### INFORMATION PROVIDED
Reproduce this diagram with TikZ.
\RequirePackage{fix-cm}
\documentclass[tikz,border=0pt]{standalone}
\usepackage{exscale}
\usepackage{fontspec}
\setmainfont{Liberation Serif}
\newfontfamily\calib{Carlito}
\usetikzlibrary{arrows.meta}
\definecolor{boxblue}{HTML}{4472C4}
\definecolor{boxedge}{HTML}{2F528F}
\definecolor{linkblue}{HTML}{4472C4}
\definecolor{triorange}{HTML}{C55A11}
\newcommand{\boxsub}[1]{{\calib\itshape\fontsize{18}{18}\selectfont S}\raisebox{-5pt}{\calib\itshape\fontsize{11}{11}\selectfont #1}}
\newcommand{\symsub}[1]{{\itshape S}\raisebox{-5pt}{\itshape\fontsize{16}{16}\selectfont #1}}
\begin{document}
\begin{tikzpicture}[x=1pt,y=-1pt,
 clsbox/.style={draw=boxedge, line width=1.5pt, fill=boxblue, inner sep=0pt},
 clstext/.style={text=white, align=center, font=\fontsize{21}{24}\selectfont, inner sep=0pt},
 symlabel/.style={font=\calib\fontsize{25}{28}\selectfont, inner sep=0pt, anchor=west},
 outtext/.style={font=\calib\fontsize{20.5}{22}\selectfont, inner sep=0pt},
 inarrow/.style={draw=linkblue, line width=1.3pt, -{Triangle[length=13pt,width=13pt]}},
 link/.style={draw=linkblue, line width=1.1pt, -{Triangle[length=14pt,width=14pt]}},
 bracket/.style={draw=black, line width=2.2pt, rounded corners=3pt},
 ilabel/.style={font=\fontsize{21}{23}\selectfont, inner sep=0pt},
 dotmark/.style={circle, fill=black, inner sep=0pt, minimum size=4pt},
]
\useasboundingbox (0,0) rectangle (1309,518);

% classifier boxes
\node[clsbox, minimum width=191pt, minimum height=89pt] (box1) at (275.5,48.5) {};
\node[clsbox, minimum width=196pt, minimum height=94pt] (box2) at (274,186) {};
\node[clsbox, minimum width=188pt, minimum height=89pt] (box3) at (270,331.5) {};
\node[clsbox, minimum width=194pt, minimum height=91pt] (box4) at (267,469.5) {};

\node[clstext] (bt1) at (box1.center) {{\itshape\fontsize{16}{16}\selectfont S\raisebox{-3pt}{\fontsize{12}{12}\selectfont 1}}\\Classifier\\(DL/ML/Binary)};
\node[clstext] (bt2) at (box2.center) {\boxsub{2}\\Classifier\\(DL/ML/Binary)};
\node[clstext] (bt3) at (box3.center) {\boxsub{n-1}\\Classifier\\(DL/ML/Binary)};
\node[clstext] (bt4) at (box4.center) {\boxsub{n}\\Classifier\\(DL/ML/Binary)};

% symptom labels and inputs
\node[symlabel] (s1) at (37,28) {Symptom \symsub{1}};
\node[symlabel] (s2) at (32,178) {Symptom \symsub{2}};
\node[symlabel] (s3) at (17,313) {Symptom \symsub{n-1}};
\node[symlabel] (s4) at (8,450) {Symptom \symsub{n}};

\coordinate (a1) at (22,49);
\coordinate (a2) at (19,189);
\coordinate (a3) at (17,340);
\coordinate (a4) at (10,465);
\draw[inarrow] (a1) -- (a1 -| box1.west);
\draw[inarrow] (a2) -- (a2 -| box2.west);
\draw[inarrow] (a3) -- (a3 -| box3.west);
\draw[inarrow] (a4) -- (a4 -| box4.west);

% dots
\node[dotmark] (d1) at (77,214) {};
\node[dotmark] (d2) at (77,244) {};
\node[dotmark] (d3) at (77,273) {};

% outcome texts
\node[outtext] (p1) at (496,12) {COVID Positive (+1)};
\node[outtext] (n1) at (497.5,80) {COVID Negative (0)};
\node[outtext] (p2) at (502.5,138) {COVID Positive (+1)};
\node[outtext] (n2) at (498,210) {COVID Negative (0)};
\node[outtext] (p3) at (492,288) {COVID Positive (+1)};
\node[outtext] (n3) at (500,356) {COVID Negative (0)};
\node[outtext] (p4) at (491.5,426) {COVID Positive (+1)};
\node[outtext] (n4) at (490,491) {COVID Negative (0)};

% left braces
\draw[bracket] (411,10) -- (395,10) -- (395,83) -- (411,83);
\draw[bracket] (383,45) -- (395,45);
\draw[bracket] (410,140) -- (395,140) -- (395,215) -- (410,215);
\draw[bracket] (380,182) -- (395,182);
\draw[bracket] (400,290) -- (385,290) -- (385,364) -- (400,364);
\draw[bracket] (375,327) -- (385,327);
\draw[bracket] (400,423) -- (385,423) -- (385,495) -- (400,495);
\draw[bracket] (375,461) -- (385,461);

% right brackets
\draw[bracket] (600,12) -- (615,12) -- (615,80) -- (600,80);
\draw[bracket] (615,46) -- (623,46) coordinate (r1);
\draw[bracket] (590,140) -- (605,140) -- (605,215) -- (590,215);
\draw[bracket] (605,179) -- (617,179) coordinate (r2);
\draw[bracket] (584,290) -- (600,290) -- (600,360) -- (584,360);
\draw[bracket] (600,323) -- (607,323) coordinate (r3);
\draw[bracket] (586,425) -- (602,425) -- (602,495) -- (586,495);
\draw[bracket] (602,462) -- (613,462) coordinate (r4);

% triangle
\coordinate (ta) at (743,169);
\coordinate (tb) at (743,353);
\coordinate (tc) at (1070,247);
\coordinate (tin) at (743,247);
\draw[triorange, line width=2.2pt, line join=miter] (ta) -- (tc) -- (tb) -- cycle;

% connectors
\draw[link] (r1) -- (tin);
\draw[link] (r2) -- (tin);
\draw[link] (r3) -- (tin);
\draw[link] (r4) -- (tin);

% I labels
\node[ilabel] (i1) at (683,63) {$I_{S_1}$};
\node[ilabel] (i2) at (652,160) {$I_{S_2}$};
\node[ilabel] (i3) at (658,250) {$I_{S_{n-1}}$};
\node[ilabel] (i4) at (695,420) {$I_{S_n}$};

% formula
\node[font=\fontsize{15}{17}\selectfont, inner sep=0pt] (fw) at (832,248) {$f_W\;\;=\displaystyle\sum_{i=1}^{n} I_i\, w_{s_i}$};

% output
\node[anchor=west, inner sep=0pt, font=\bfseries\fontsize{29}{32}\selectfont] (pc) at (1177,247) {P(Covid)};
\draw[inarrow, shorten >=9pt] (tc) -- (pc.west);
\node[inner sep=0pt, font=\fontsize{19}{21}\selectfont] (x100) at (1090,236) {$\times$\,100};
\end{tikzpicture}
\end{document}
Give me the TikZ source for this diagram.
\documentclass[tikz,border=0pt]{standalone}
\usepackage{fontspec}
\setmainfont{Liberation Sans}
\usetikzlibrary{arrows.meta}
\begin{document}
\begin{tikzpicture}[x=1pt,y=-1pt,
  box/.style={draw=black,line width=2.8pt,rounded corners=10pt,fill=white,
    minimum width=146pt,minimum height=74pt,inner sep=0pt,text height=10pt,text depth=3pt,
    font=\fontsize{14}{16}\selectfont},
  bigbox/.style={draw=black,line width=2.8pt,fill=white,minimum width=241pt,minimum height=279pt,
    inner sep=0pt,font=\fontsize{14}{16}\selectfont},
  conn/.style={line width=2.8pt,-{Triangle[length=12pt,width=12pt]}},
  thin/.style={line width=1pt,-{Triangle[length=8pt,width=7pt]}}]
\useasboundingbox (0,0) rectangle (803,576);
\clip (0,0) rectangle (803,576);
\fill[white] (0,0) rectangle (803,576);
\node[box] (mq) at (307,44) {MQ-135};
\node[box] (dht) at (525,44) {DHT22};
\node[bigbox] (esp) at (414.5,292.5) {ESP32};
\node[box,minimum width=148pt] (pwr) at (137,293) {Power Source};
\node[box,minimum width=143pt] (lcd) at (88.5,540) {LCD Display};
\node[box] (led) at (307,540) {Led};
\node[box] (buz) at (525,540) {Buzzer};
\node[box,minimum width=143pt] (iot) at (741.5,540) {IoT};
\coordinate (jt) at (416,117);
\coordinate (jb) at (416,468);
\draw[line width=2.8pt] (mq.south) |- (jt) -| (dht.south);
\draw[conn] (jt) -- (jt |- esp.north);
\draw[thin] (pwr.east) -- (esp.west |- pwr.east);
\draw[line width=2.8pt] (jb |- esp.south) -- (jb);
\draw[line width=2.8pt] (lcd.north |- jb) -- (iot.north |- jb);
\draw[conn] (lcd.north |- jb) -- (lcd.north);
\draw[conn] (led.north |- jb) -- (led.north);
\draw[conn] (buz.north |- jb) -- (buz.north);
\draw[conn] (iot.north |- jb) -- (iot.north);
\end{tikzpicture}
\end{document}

### WORK REQUIRED
Write out every line of the preceding listing that contains "diagram".

### EXPECTED OUTPUT
Reproduce this diagram with TikZ.
Give me the TikZ source for this diagram.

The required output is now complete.